The Fed is on track for a fourth consecutive 75 basis point (bps) hike in interest rates in early November, as central bankers seek to cool the hottest inflation in four decades. Investors also bet that another increase of that size is likely in December, with markets for the first time seeing rates approaching 5 percent next year, after disappointing inflation news.

Fed Governor Lisa Cook said later Friday that there’s a likely need for ongoing rate hikes and the Fed will continue until its job is done in controlling inflation.

The latest comments suggest that policymakers are reluctant to move any faster than in 75 bps increments, and that they will avoid increasing by 100 bps at once, as some traders and economists have speculated they might.

U.S. core consumer prices, which strip out food and energy, rose 6.6 percent in September from a year ago, the highest level since 1982, according to a Labor Department report published on Thursday. That continues a worrying pattern for policymakers after the gauge accelerated in August as well.

Policymakers will get October and November consumer price readings before their policy meeting that starts December 13. If history is any guide, officials could forecast a higher terminal rate when they meet in December. A look at officials’ previous projections shows that each update this year has indicated higher expectations for how far they think rates will need to go.

Six of the Fed’s 19 policymakers forecast that the upper boundary of their target range for rates would reach 5 percent next year, according to estimates published in September. But in June, the highest projection called for a target range with an upper bound of 4.5 percent in 2023, and only one Fed official penciled that in. In March, the most hawkish officials saw rates reaching an upper bound of 3.75 percent next year.

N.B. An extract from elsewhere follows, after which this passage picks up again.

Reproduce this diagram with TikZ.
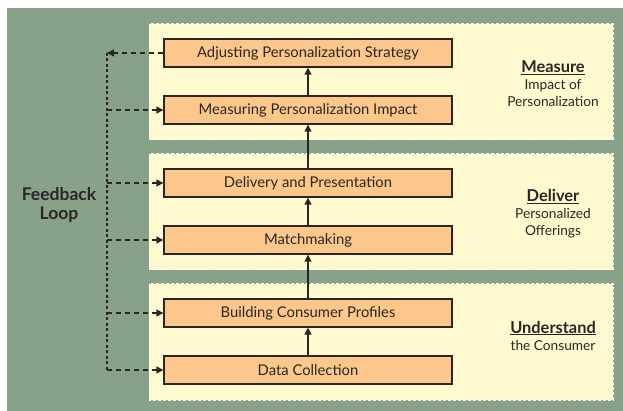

The evolution of the Fed’s “dot plot,” as its known, illustrates how much officials have ramped up their efforts in the wake of surprisingly strong inflation. And with no relief in sight, Fed watchers say the central bank is likely to keep making big moves.

“They’re going to have to go a lot higher,” said Steven Blitz, chief U.S. economist for TS Lombard, who sees them having to reach 5.5 percent to tame prices. “The trend that you see in terms of broad-based inflation is that it’s not decelerating.”